Ale najmocniej w górę idą w ostatnich miesiącach notowania Jessiki: półtora roku temu przed przełomowym dla siebie Australian Open była 61. zawodniczką w rankingu WTA, teraz znajduje się w ósemce najlepszych tenisistek świata, z bardzo dużą szansą na występ w WTA Finals, gdyż w rankingu WTA Race jest nawet trzecia.
W historii Peguli imponujący jest fakt, że nie należy ona wcale do tenisistek najmłodszych. W lutym 2022 roku skończyła 28 lat. Cały czas jednak pnie się w górę i choć więcej uwagi w Stanach Zjednoczonych poświęca się nastoletniej Coco Gauff (WTA 12), to ósma Pegula jest obecnie pierwszą rakietą Amerykanów.

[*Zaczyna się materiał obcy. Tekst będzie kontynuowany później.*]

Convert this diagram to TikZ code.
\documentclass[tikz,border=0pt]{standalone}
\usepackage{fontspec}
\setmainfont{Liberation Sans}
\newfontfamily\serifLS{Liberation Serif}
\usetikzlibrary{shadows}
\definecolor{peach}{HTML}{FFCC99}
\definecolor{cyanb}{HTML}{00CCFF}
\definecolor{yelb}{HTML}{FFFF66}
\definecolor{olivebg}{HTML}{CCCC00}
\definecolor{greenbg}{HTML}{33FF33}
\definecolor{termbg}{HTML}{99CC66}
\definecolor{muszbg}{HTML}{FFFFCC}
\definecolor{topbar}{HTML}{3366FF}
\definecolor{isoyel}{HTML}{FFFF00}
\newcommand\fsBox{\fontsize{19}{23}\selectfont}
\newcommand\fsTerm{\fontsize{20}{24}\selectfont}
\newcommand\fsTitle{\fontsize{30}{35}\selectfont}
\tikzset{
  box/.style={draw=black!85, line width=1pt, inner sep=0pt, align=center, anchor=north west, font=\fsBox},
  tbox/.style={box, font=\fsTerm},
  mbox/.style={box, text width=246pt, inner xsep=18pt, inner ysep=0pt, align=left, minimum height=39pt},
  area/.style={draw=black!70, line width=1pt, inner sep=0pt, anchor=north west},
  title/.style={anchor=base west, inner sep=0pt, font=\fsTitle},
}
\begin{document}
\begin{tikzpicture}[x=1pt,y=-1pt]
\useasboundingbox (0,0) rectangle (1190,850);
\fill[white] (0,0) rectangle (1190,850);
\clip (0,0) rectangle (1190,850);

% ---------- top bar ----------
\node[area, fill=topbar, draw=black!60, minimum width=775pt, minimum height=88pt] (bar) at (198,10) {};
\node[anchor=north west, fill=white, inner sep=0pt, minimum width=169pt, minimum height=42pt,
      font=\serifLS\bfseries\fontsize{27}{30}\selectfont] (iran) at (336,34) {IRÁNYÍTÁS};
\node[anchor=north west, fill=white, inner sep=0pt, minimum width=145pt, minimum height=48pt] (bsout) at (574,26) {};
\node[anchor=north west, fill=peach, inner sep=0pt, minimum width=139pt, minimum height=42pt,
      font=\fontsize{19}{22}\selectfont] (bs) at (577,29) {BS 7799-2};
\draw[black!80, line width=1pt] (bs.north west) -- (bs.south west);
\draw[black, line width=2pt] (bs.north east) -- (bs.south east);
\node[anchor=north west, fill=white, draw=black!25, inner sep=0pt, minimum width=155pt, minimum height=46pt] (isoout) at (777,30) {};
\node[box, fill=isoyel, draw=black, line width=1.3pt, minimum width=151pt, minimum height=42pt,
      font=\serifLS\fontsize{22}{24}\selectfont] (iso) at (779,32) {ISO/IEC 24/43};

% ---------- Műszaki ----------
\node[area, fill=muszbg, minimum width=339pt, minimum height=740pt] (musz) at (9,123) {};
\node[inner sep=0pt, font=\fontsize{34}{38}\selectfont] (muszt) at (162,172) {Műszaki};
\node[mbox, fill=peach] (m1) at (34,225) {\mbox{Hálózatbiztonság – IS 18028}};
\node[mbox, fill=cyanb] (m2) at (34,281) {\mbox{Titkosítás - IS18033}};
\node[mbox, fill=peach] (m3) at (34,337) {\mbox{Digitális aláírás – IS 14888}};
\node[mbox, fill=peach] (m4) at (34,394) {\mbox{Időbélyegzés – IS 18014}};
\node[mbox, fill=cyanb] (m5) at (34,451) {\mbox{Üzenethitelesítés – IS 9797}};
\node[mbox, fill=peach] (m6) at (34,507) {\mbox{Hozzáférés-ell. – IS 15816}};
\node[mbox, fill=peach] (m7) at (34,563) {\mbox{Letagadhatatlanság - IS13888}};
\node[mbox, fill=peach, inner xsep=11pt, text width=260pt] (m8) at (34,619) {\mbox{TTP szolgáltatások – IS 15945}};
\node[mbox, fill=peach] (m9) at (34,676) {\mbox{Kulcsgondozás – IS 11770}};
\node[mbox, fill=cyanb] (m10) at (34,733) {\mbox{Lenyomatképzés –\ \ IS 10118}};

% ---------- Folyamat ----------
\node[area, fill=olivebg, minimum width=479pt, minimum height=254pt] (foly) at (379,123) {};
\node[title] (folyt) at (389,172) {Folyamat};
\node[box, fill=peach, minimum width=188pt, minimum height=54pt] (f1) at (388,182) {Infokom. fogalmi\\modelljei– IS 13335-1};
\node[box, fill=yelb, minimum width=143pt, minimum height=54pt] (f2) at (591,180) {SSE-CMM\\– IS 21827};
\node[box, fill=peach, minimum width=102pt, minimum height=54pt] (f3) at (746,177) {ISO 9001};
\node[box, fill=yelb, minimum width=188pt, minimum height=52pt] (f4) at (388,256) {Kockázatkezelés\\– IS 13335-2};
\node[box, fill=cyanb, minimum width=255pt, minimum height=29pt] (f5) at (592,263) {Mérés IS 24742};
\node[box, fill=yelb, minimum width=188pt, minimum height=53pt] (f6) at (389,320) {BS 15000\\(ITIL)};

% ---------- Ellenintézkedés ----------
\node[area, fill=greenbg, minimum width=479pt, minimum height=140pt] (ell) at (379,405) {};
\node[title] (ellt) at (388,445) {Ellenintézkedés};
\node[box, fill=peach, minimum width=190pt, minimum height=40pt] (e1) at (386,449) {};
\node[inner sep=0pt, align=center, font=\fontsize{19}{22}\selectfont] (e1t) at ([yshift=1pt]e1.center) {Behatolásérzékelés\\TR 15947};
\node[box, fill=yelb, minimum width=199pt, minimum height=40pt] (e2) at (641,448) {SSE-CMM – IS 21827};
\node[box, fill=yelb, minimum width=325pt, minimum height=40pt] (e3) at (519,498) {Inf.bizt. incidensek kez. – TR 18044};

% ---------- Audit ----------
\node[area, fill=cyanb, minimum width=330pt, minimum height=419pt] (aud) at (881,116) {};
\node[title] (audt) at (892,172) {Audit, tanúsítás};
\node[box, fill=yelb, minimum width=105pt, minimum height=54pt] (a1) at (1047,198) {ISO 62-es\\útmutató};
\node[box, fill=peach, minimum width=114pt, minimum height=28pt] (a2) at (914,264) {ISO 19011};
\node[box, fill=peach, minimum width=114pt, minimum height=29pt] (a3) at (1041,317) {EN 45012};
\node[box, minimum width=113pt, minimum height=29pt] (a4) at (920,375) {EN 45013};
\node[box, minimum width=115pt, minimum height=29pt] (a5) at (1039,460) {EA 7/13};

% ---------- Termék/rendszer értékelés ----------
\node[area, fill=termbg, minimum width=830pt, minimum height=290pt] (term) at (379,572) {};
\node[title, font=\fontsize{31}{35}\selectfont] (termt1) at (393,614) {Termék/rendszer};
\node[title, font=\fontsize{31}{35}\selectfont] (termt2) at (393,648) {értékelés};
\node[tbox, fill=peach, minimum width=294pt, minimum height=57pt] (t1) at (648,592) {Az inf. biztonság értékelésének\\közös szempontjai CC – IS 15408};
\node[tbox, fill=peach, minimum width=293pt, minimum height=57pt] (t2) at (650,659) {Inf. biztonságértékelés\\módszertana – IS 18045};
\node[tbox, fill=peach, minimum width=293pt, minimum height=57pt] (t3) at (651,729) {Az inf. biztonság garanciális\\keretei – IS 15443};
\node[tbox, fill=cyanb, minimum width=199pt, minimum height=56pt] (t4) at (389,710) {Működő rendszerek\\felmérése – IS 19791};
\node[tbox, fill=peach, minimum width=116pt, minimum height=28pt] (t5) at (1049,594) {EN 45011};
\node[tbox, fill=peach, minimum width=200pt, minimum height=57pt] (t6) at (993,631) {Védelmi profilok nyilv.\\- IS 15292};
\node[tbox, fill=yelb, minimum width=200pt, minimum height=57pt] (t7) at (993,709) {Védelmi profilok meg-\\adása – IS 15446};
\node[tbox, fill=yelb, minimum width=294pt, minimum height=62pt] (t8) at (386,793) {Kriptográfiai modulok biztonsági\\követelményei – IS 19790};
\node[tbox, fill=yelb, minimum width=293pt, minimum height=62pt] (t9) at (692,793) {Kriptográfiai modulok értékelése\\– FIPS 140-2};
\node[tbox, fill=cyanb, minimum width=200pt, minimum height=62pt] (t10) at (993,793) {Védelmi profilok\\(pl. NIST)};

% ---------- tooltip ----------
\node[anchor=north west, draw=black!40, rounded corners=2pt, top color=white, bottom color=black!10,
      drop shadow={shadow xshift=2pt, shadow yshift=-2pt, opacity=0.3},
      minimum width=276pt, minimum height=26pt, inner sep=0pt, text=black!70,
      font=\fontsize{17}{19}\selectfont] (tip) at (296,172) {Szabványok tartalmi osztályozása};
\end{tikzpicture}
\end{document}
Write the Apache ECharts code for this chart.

Paradoksalnie najbliżej największego dotąd sukcesu Pegula i Gauff były najbliżej wspólnie w deblu we French Open, gdzie dopiero w finale zostały zatrzymane przez duet gospodarzy - Caroline Garcia i Kristinę Mladenović. W Nowym Jorku jako debel odpadły już w pierwszej rundzie, ale w grze podwójnej droga do wielkiego sukcesu wciąż stoi przed nimi otworem - obie są w ćwierćfinale. Dla Peguli droga wiedzie przez pojedynek z Igą Świątek, dla Gauff przez rywalizację z niezwykle rozpędzoną w ostatnich tygodniach Garcią.